In 1947, there were 65 639 Jews in Egypt, who could be categorized into four distinct components by 1951: Arabic- speaking Jews of old Egyptian ancestry, Berber Jews, the Sephardim of Spanish- Portuguese stock, and Ashkenazim, or central and eastern European Jews. At the same time, Egypt was home to the largest body of Karaites, descendants of eighth century Jews who split from the main body of Judaism. These groups varied from each other because of their different cultural and historical pasts, and yet the Jews of Egypt, as a whole, held together as a distinct people.
The many foreign influences, including Jewish immigrants who had come from abroad, resulted naturally in some internal conflicts based on cultural differences and a wide range of religious convictions. Furthermore, the integration of the Jewish people into the commercial and cultural fabric of Egypt took its toll. This resulted in a decrease in the intensity of religious beliefs among the later generations.

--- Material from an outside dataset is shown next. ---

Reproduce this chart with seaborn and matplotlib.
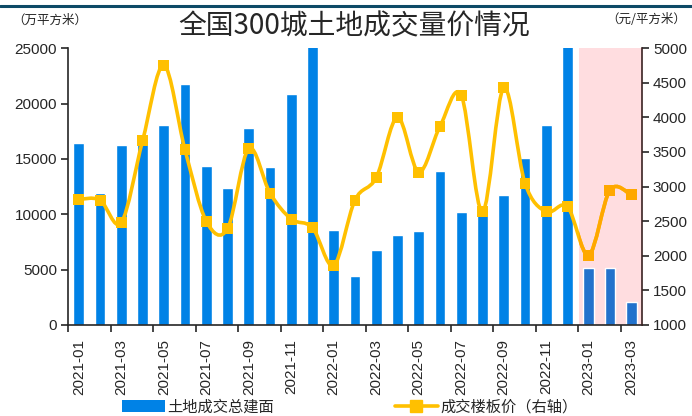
import numpy as np
import pandas as pd
import seaborn as sns
import matplotlib.pyplot as plt
from matplotlib.path import Path
from matplotlib.patches import PathPatch, Rectangle, Patch
from matplotlib.lines import Line2D

# 数据：全国300城土地成交
months = ['2021-01', '2021-02', '2021-03', '2021-04', '2021-05', '2021-06', '2021-07',
          '2021-08', '2021-09', '2021-10', '2021-11', '2021-12', '2022-01', '2022-02',
          '2022-03', '2022-04', '2022-05', '2022-06', '2022-07', '2022-08', '2022-09',
          '2022-10', '2022-11', '2022-12', '2023-01', '2023-02', '2023-03']
area = [16400, 11900, 16300, 16500, 18100, 21800, 14400, 12400, 17750, 14250, 20850, 26500,
        8600, 4450, 6750, 8100, 8450, 13900, 10200, 10500, 11700, 15050, 18050, 26500,
        5100, 5100, 2100]
price = [2815, 2805, 2480, 3660, 4755, 3530, 2500, 2390, 3550, 2905, 2530, 2405,
         1860, 2805, 3130, 4000, 3210, 3870, 4320, 2635, 4430, 3050, 2635, 2710,
         2010, 2950, 2880]
tick_labels = months[::2]

df = pd.DataFrame({'month': months, 'area': area, 'price': price})
df['pos'] = np.arange(len(df))

sns.set_theme(style='ticks')
plt.rcParams['font.family'] = ['Liberation Sans', 'Noto Sans CJK SC']
plt.rcParams['axes.unicode_minus'] = False

blue = '#0082E6'
blue_dark = '#2272CC'
gold = '#FFC000'
orange = '#FFA800'
span_start = 23.55
cjk = ['Noto Sans CJK SC', 'DejaVu Sans']

fig = plt.figure(figsize=(6.92, 4.16), dpi=100)
ax = fig.add_axes([0.0985, 0.219, 0.829, 0.665])

# 阴影区域（2023年）
ax.axvspan(span_start, 26.5, color='#FFDDE0', lw=0, zorder=0)

bar_colors = [blue_dark if p > span_start else blue for p in df['pos']]
sns.barplot(data=df, x='month', y='area', hue='month', palette=bar_colors,
            legend=False, width=0.5, ax=ax, zorder=2, saturation=1)
ax.set_xlim(-0.5, 26.5)
ax.set_ylim(0, 25000)
ax.set_yticks(range(0, 25001, 5000))
ax.set_xlabel('')
ax.set_ylabel('')
ax.set_xticks(range(0, 27, 2))
ax.set_xticklabels(tick_labels, rotation=90)
ax.set_xticks(np.arange(-0.5, 26, 2), minor=True)
ax.tick_params(axis='x', which='major', length=0, pad=10, labelsize=11)
ax.tick_params(axis='x', which='minor', length=5, width=1.2, direction='out')
ax.tick_params(axis='y', length=5, width=1.2, labelsize=11, pad=3)
for s in ['top', 'right']:
    ax.spines[s].set_visible(False)
ax.spines['left'].set_linewidth(1.2)
ax.spines['bottom'].set_linewidth(1.2)
ax.patch.set_visible(False)

ax2 = ax.twinx()
ax2.set_ylim(1000, 5000)
ax2.set_yticks(range(1000, 5001, 500))
ax2.tick_params(axis='y', length=5, width=1.2, labelsize=11, pad=3)
ax2.spines['top'].set_visible(False)
ax2.spines['left'].set_visible(False)
ax2.spines['bottom'].set_visible(False)
ax2.spines['right'].set_color('#3A2222')
ax2.spines['right'].set_linewidth(1.2)
ax2.set_zorder(ax.get_zorder() + 1)

# 平滑曲线（Catmull-Rom -> Bezier）
x = df['pos'].to_numpy(dtype=float)
y = df['price'].to_numpy(dtype=float)
verts = [(x[0], y[0])]
codes = [Path.MOVETO]
n = len(x)
for i in range(n - 1):
    x0, y0 = (x[i - 1], y[i - 1]) if i > 0 else (x[i], y[i])
    x3, y3 = (x[i + 2], y[i + 2]) if i + 2 < n else (x[i + 1], y[i + 1])
    c1 = (x[i] + (x[i + 1] - x0) / 6, y[i] + (y[i + 1] - y0) / 6)
    c2 = (x[i + 1] - (x3 - x[i]) / 6, y[i + 1] - (y3 - y[i]) / 6)
    verts += [c1, c2, (x[i + 1], y[i + 1])]
    codes += [Path.CURVE4] * 3
curve = Path(verts, codes)
ax2.add_patch(PathPatch(curve, facecolor='none', edgecolor=gold, lw=2.6, zorder=3))
clip = Rectangle((span_start, 0), 10, 10000, transform=ax2.transData)
seg = PathPatch(curve, facecolor='none', edgecolor=orange, lw=2.6, zorder=3)
ax2.add_patch(seg)
seg.set_clip_path(clip)

mk_colors = [orange if p > span_start else gold for p in df['pos']]
sns.scatterplot(x=x, y=y, marker='s', s=62, c=mk_colors, edgecolor='none',
                ax=ax2, zorder=4, legend=False)

# 标题与单位
fig.text(0.512, 0.937, '全国300城土地成交量价情况', ha='center', va='center',
         fontsize=20, family=cjk)
fig.text(0.018, 0.952, '（万平方米）', ha='left', va='center', fontsize=9,
         family=cjk, color='#222222')
fig.text(0.992, 0.952, '（元/平方米）', ha='right', va='center', fontsize=9,
         family=cjk, color='#222222')
fig.add_artist(Line2D([0, 1], [0.986, 0.986], color='#0D4A66', lw=2.2,
                      transform=fig.transFigure))

# 图例
leg1 = fig.legend([Patch(facecolor=blue, edgecolor='none')], ['土地成交总建面'],
                  loc='center left', bbox_to_anchor=(122 / 692, 0.022), frameon=False,
                  prop={'family': cjk, 'size': 11}, handlelength=2.8, handleheight=0.75,
                  handletextpad=0.15, borderpad=0, borderaxespad=0)
leg2 = fig.legend([Line2D([], [], color=gold, lw=2.6, marker='s', markersize=8)],
                  ['成交楼板价（右轴）'], loc='center left',
                  bbox_to_anchor=(395 / 692, 0.022), frameon=False,
                  prop={'family': cjk, 'size': 11}, handlelength=2.8,
                  handletextpad=0.15, borderpad=0, borderaxespad=0)

fig.savefig('out.png', dpi=100)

From the early - twentieth century until the expulsion of the Jews in 1956, Thousands of Jews had their possessions confiscated and thousands more were arrested. Between November 1956 and September 1957, 21 000 Jews were expelled from Egypt, and by 1960, only 8500 remained. By the end of the Six-Day War in 1967, only 800 Jews were left in Egypt, and in 1980 less than 300 were known to exist in the country which had been the home of generations of Jews for over thirty-two centuries.